═════ EXTRACTED INFORMATION
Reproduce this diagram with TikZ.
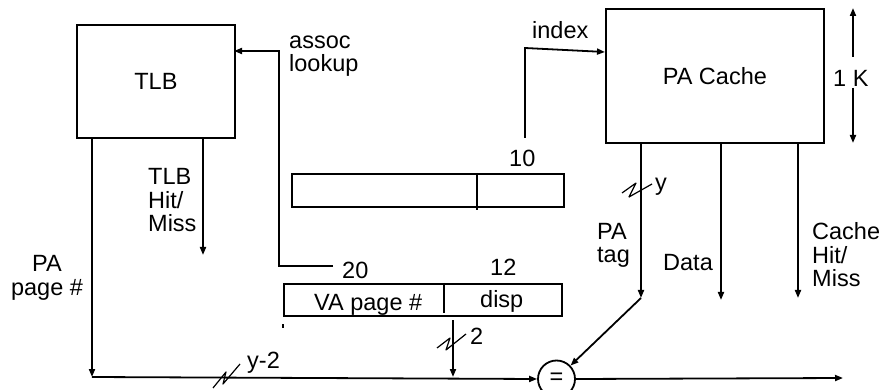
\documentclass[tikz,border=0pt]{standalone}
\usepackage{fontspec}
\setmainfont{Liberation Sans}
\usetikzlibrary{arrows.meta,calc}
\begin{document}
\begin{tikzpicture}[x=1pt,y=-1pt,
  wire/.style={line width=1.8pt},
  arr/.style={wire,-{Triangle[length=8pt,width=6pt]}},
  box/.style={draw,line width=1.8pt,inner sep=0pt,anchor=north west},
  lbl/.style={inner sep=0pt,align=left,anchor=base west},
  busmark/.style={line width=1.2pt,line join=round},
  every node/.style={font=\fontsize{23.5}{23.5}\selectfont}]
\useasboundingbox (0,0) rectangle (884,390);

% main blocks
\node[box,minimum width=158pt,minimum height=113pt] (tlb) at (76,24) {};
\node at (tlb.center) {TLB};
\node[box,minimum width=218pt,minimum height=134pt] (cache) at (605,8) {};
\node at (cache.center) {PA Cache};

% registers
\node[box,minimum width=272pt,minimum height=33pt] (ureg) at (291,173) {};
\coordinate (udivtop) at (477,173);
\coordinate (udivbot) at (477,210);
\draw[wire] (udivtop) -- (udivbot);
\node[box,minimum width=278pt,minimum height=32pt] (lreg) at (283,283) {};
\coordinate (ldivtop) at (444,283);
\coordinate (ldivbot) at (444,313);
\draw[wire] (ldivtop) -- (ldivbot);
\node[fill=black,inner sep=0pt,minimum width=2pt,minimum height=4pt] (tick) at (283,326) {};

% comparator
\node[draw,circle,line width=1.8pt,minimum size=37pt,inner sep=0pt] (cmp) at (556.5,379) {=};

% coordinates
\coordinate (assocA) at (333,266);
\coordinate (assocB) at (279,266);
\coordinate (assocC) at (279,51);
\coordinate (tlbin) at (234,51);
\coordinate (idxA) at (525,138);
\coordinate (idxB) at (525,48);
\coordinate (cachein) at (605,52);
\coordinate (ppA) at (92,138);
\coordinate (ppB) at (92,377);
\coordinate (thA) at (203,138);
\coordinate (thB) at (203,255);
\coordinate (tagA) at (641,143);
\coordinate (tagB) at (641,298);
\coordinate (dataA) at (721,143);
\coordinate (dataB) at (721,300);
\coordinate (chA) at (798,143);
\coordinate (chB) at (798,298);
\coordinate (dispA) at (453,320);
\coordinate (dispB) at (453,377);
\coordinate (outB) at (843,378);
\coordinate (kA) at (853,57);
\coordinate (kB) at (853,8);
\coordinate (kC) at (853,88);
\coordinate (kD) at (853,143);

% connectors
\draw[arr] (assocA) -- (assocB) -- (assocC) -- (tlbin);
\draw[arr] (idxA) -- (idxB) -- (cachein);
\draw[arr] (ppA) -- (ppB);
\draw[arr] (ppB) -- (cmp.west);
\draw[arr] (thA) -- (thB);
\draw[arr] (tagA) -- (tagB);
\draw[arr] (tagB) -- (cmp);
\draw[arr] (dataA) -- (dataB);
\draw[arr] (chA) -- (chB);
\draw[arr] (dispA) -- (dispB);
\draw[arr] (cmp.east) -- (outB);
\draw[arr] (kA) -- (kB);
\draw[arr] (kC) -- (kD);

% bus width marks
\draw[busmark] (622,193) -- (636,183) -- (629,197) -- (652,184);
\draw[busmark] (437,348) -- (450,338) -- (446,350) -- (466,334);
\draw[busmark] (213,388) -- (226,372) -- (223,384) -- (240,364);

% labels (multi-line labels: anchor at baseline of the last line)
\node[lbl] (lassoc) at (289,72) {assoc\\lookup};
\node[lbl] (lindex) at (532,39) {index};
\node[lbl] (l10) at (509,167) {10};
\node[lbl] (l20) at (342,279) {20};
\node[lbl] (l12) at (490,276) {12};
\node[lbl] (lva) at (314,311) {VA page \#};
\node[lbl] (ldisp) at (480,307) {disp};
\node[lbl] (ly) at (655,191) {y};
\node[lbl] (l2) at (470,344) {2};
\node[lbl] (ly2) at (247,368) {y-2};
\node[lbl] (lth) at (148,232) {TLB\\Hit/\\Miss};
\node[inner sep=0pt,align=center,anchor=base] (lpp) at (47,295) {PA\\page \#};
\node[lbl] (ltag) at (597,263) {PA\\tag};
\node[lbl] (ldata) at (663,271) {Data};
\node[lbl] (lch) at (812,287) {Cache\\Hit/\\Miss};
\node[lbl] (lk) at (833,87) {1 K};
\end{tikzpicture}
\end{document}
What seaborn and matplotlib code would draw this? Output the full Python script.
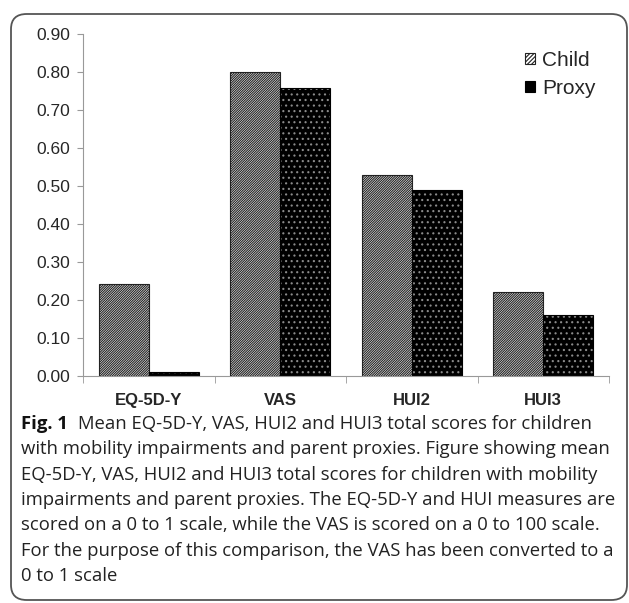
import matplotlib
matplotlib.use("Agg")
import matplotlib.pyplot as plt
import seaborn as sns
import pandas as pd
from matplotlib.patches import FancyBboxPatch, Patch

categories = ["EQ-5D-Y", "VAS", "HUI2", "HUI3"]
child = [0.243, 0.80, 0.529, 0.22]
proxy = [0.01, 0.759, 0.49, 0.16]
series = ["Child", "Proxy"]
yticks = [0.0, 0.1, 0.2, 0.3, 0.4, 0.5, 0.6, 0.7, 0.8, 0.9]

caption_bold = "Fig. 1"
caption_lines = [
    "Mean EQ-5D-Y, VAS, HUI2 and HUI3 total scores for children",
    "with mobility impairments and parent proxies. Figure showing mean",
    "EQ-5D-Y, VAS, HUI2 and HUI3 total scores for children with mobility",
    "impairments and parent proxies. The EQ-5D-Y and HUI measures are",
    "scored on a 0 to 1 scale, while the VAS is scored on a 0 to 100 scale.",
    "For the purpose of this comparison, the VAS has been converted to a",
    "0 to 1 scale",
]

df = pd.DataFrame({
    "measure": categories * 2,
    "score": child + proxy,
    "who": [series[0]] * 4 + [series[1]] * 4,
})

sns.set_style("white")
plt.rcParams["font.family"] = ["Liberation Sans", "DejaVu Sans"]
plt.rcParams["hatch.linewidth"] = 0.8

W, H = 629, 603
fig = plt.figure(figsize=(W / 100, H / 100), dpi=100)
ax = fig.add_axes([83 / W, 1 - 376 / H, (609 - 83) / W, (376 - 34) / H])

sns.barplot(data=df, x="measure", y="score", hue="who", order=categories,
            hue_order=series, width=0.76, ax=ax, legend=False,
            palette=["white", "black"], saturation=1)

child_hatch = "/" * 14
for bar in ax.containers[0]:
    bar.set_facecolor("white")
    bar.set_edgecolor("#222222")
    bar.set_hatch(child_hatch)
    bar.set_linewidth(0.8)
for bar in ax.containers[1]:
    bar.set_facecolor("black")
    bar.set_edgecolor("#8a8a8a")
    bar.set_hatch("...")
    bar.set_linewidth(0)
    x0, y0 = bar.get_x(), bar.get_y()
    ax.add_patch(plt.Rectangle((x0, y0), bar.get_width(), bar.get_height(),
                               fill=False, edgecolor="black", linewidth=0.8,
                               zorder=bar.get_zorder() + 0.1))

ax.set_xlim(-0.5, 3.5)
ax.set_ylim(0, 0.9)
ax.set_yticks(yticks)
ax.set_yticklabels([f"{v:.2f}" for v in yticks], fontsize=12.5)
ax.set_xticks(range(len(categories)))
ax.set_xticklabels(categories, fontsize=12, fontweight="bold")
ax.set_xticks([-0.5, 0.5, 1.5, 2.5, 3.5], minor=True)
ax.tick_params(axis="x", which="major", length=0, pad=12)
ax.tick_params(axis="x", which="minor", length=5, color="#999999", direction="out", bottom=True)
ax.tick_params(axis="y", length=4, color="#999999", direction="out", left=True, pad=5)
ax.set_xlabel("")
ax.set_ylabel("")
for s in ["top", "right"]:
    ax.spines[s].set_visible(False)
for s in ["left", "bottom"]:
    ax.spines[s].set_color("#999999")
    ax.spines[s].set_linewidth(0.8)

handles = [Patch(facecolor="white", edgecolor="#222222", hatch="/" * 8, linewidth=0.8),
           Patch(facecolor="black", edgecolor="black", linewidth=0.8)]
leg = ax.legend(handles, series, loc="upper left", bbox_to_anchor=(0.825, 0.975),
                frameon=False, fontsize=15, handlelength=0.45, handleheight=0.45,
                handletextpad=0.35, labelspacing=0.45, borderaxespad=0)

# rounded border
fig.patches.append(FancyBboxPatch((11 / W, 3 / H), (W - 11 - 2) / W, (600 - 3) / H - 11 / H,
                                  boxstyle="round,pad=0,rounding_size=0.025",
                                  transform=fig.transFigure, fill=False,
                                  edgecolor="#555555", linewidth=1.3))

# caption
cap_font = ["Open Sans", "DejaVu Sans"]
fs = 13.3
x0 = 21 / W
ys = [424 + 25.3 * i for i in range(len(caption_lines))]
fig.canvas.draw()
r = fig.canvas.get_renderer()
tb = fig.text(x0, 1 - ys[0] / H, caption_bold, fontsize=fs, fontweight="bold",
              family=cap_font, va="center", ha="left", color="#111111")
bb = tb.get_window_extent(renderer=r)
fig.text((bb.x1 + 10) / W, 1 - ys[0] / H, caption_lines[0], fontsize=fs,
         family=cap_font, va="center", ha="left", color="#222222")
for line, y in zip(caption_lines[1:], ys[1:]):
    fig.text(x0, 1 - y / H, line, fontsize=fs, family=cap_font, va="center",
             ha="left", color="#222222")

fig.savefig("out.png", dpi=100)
══════════
═════ EXTRACTED INFORMATION
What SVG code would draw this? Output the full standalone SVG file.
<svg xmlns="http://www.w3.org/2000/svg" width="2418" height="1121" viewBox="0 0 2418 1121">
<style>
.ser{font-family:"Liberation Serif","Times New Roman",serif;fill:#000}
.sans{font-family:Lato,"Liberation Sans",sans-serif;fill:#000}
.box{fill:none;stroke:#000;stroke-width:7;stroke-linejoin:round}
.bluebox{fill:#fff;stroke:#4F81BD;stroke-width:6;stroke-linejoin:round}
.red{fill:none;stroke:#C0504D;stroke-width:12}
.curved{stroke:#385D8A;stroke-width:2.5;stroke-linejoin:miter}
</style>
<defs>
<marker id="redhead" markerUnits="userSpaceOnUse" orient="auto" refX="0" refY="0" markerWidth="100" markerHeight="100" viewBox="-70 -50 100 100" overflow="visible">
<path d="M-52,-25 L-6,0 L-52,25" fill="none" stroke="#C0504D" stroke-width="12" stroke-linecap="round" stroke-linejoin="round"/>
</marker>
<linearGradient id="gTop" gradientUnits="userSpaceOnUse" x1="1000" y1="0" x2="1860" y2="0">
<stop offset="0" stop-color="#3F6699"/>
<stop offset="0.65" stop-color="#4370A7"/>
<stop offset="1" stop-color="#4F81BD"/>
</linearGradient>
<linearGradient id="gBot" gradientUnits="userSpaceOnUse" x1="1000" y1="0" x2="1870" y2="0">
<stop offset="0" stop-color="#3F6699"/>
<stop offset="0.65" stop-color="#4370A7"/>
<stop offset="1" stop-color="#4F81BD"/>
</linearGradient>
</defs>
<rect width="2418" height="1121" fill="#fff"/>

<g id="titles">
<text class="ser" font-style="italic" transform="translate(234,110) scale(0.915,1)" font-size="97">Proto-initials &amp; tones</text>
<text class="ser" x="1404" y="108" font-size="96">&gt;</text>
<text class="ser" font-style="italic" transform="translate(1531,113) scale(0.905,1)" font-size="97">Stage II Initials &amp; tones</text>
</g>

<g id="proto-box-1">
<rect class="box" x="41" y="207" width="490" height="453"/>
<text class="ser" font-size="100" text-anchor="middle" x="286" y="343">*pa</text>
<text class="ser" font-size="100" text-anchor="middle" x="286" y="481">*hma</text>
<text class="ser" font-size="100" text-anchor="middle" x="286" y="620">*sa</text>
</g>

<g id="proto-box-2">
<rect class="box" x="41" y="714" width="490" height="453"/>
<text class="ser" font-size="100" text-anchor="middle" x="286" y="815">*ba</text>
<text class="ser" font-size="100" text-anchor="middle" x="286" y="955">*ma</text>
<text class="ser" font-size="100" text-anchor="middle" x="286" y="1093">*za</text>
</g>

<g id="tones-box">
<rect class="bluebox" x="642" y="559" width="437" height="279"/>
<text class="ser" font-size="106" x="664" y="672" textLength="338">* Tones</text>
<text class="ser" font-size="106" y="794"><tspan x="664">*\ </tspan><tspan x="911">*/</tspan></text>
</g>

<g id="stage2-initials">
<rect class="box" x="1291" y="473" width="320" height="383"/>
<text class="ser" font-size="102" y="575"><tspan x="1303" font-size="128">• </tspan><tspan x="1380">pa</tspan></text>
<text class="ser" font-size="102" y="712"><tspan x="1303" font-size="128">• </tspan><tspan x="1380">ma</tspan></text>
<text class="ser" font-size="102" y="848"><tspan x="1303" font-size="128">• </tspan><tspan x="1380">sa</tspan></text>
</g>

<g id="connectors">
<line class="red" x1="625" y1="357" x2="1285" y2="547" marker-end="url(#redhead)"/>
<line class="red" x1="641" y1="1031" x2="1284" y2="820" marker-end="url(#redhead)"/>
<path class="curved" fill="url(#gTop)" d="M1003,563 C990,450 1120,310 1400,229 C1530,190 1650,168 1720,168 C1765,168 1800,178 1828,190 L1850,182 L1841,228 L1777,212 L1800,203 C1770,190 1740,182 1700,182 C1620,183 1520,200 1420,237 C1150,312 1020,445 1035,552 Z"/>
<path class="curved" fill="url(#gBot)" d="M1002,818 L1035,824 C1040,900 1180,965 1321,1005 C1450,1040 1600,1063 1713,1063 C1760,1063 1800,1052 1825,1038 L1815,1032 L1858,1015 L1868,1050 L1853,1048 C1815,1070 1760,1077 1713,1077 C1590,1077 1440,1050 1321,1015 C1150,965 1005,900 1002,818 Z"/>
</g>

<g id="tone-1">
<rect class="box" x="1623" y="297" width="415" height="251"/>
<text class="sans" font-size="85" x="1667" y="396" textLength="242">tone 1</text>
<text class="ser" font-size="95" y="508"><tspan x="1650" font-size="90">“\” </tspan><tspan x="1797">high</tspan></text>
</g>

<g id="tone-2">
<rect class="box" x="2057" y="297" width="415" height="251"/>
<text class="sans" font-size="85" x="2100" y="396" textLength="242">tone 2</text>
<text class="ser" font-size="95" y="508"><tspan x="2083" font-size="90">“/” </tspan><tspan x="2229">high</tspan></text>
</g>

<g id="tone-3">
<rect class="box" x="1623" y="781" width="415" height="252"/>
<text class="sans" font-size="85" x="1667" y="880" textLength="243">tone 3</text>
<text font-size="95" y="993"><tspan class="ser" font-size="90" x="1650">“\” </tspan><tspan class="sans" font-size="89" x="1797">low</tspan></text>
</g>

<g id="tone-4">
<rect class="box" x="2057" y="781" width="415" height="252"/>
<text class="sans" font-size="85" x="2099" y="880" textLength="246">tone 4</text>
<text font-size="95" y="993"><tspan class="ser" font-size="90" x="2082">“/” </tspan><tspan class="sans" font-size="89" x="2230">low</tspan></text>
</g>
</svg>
══════════
═════ EXTRACTED INFORMATION
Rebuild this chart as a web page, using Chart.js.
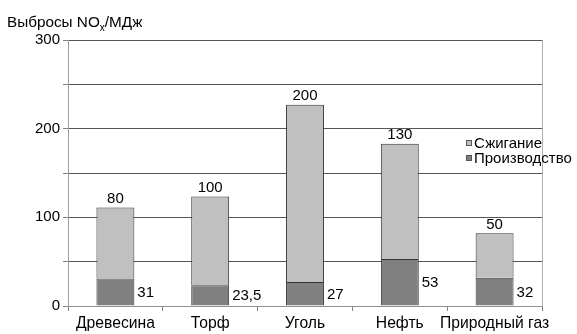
══════════
• _REQUEST_: Take the stretch from the line containing "What seaborn and" through the line containing "from matplotlib.patches import" and reproduce it exactly, both ends included. Omit the pictures.

• _EXPECTED ANSWER_:
What seaborn and matplotlib code would draw this? Output the full Python script.
import matplotlib
matplotlib.use("Agg")
import matplotlib.pyplot as plt
import seaborn as sns
import pandas as pd
from matplotlib.patches import FancyBboxPatch, Patch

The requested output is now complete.